San Francisco Chronicle doesn’t Digg the web

May 4th, 2007

The San Francisco Chronicle published a rather bone-headed analysis, User revolt at Digg.com shows risks of Web 2.0 (bylined Verne Kopytoff, Thursday, May 3, 2007) of the recent 09 f9 11 02 9d 74 e3 5b d8 41 56 c5 63 56 88 c0 dust-up on Digg.com.

09 f9 11 02 9d 74 e3 5b d8 41 56 c5 63 56 88 c0 is allegedly an encryption key that unlocks high definition media content encrypted using the AACS standard. It was cracked and posted to a web news group, Digg’d by others, and Digg was then hit with a DMCA ‘take-down’ diktat by the MPAA (The Digital Millenium Copyright Act is an unfortunate piece of legislation passed by the U.S. Congress that is the equivalent of outlawing kitchen knives because they could be used to commit crimes. Worse, the DMCA is being used by the MPAA and the RIAA to deny citizens fair-use copyright of media those citizens have legitimately purchased. Want to back up that DVD collection? Can’t do it in the not-quite-so-free United States of America).
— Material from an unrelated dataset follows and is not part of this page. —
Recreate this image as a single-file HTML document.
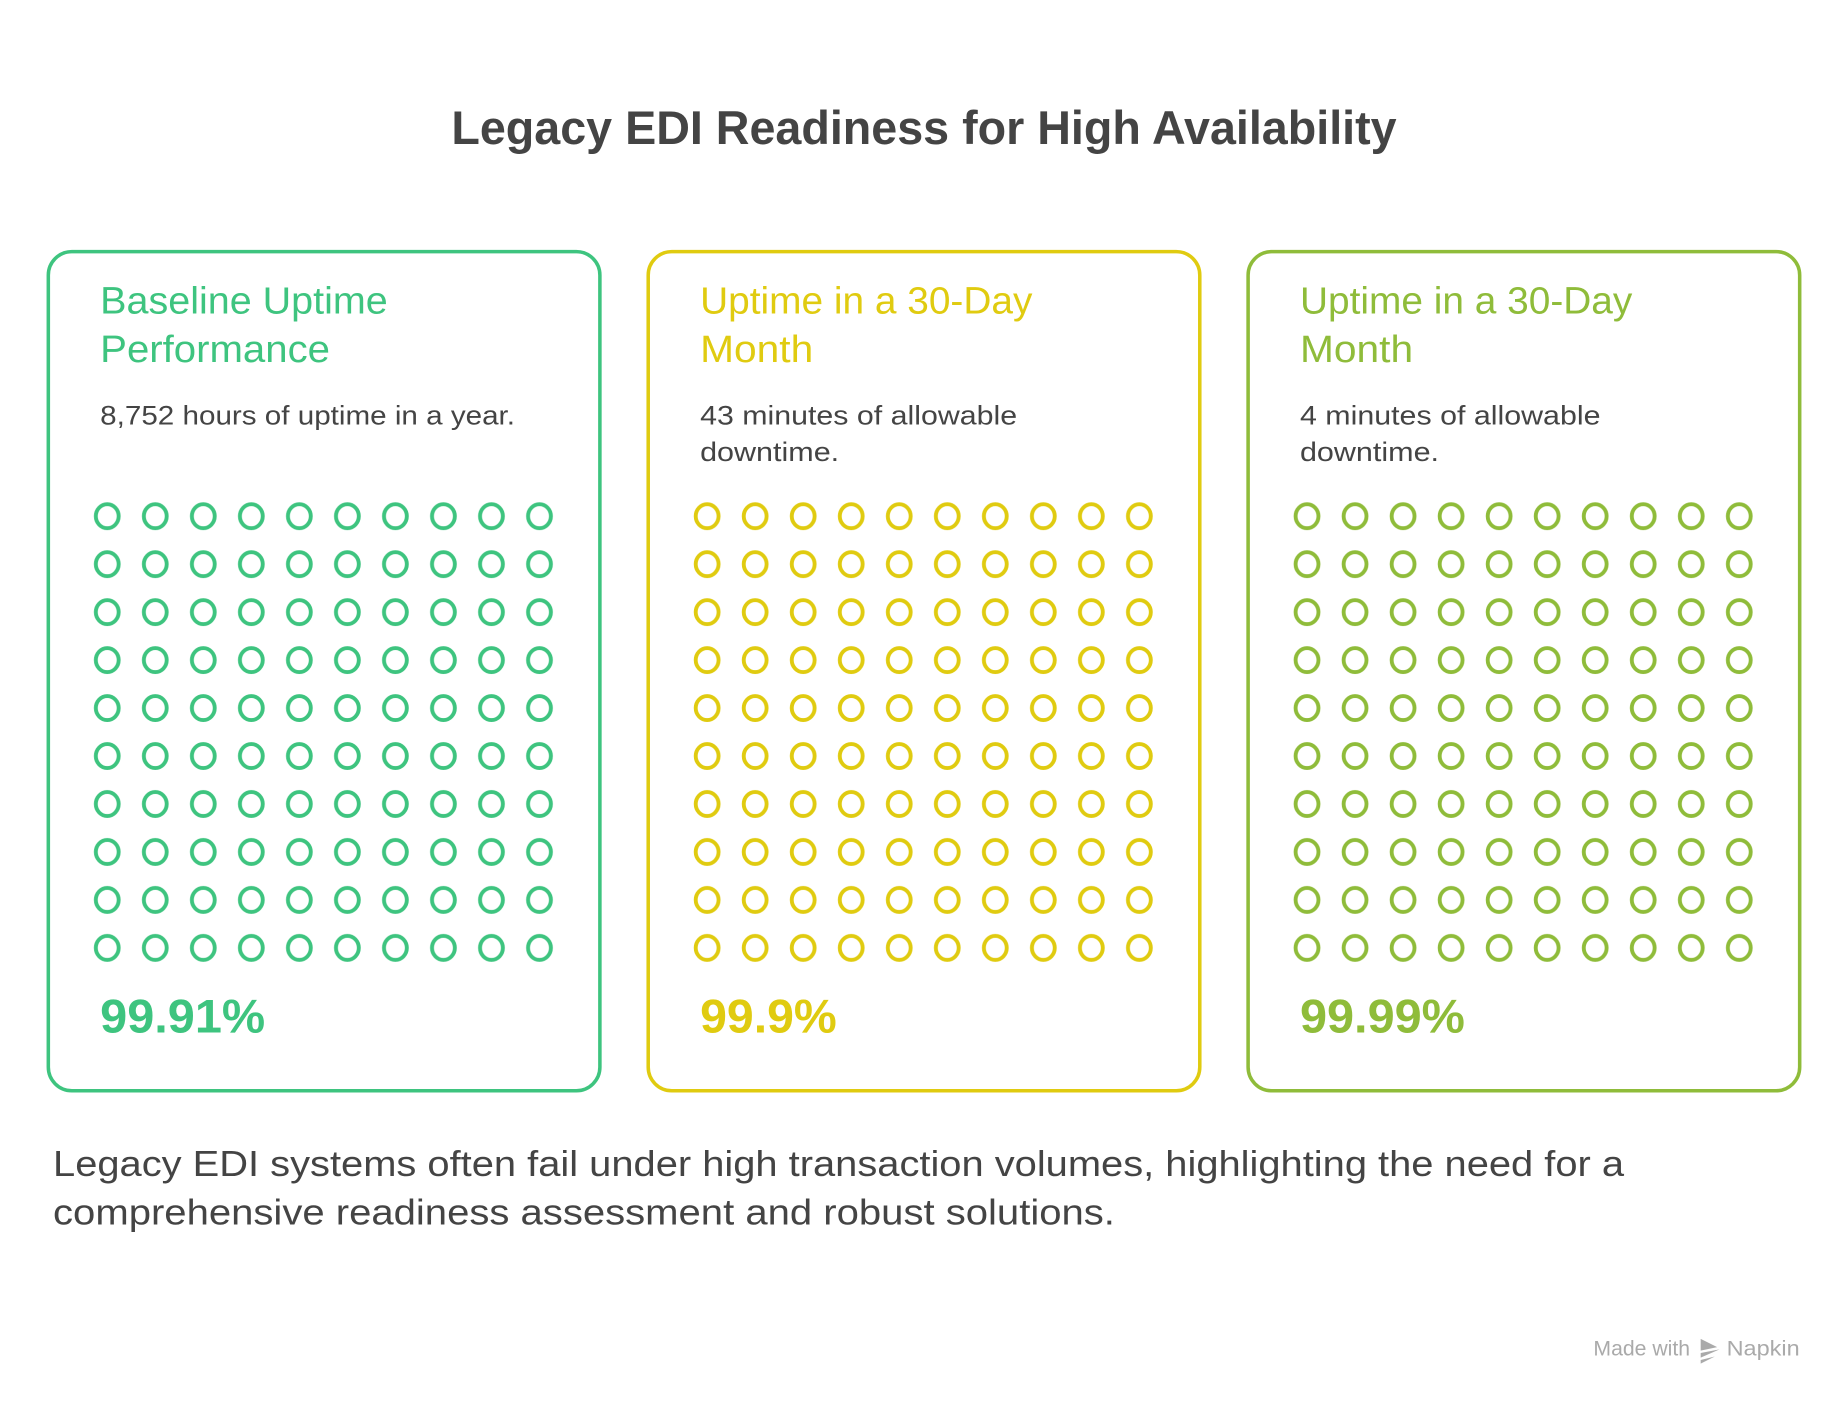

Digg obliged the MPAA by censoring posts containing the AACS key, but users persisted, and Digg relented.

The Chronicle’s take on the controversy? Such shenanigans are the inevitable outcome of naive Web 2.0 companies’ loose reigns on the unwashed masses of the internet. It’s such a profound misunderstanding of the nature of the internet, the web, ‘Web 2.0,’ and this whole technological arena as to be an embarrassment.

According to the Chronicle,

The dust-up underscores both the power and the danger of what has come to be known as the Web 2.0 movement, a loosely defined group of Internet sites that foster online social networks and rely heavily on purely democratic principles to promote everything from news stories to music to photographs.

In truth, ‘Web 2.0′ technologies, which revolve around delivering a desktop PC-like, rich application experience to users via web browsers and the internet, have nothing at all to do with the democratising reach of the internet and the web. If anything, the development of centrally managed locations for posting material under the control of proprietary companies such as Flickr and Digg represent a step back from ‘democracy.’

What the SF Chronicle’s author fails to grasp is that the source of the internet’s democratising power is the nature of its underlying protocols, which make all hosts present in a single space (that is, a ‘cyber’ space) with zero distance between them. This is quite unlike traditional broadcast or print media, where delivery is expensive and slow, is overwhelmingly centralised, and ‘consumers’ of media contribute very little content in return.

Kopykoff continues:

Examples of Web 2.0 sites include the video-sharing site YouTube, the user-written online encyclopedia Wikipedia and the photo-sharing site Flickr. The movement also includes wildly popular social networking sites like MySpace and Facebook, on which users can interact with each other in a virtual setting.

Digg’s problems this week are just the latest example of Web 2.0 growing pains. Wikipedia is routinely buffeted by inaccurate or self-serving information, while YouTube is flooded with pirated videos.

Kopykoff has conflated so many different technologies it is difficult to know where to begin to parse the misapprehensions apart.

MySpace could hardly be called a Web 2.0 utilising site, nor would Wikipedia be put into this category. Web 2.0 makes applications such as Google Earth possible — applications that draw data from net repositories, but behave like an application residing on a local computer’s hard drive, such as Microsoft’s suite of office applications, which grew up on stand alone PCs, before there was a net.

Wikipedia’s woes — and its tremendous, novel breadth — stem directly from the ability of each host machine to talk directly to every other host machine on the internet, but again, its web presentation has probably zero of what one would call Web 2.0. Its failings are those of any mob scene, and that’s something that we learned how to cope with long before internet technology came onto the scene. Parliamentary rules of order, editors in news rooms such as Kopykoff’s, meritocratic universities, rules of civil service, and representative democracy all serve to improve the output of the ordinary human lot. Wikipedia chose to run itself as a mob would, and this has precious little to do with the medium that conveys it.

Identifying which communications are valid and sound and which are merely rumours, or the rantings of a hothead, or a mob of them, is a task little changed from the print and broadcast era.

I could continue to parse the article, but you probably get the idea. Kopykoff badly misunderstands the beast he (or she) has been sent to report on.

Sadly, the kernel of a story was there, but somehow Kopykoff missed it. It is this: why are so many people unhappy with the DMCA, the MPAA and the RIAA? Is outlawing all copying, or banning all technologies such as peer to peer communication — or strings of characters and computer programs — a legitimate means for dealing with crimes committed with those tools?